As President Donald Trump sat signing paperwork with congressional leaders Friday afternoon, his administration sprang into a strangely specific action: They made it harder for Americans to afford their own homes. And the change specifically will impact lending to the poor.
Just 11 days after the Department of Housing and Urban Development (HUD) had announced a cut in fee rates for mortgages, Trump’s team revoked the price cut. The small but significant reduction in mortgage insurance premiums had been set to go into effect January 27, but is now “suspended indefinitely,” per an administration letter.

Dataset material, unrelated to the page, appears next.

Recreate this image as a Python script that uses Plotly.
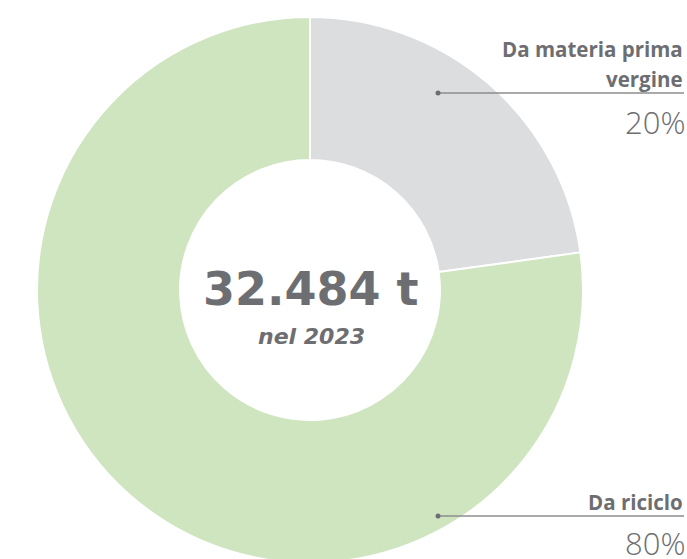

Analysts heralded the fee cut, a policy championed by Democrats, as a significant savings—around $500 per year on a typical loan. It would affect millions of homeowners whose loans are insured through the Federal Housing Administration. It also would have helped prospective home buyers with lower credit scores borrow by bringing the federal version of mortgage insurance down to a more competitive price with private offerings.
Reuters reports that Trump’s team did not offer any explanation of its decision in the letter.
FHA’s premiums have been significantly higher than market rate for years now as the feds fought to clear up a messy balance sheet of loans acquired during the collapse that marked the last presidential transition. The early-January move to slice 25 basis points off the rate was a long time coming. Proponents of the move have argued it was overdue, both because consumers needed the help and because the government’s housing insurance portfolio is now healthy enough to justify lowering rates.
But the announcement had alarmed industry lobbyists and some members of Congress, according to National Mortgage News, prompting the incoming administration to suspend former HUD secretary Julian Castro’s decision.
Whether Trump is moving out of an abundance of caution or a deeper hostility to giving borrowers a break or a desire to restrict access to home loans, at the surface level the decision fits the ideological bent of conservative Republicans.
The GOP has been eager to blame the entire housing collapse on lending to sub-prime borrowers and government policies they believe encouraged irresponsible mortgage offerings. That narrative ignores heaps of evidence that Wall Street greed and massive collusion between lenders, insurers, and ratings agencies were the actual causes of the bubble — and that government housing policy was chasing private money, not leading it.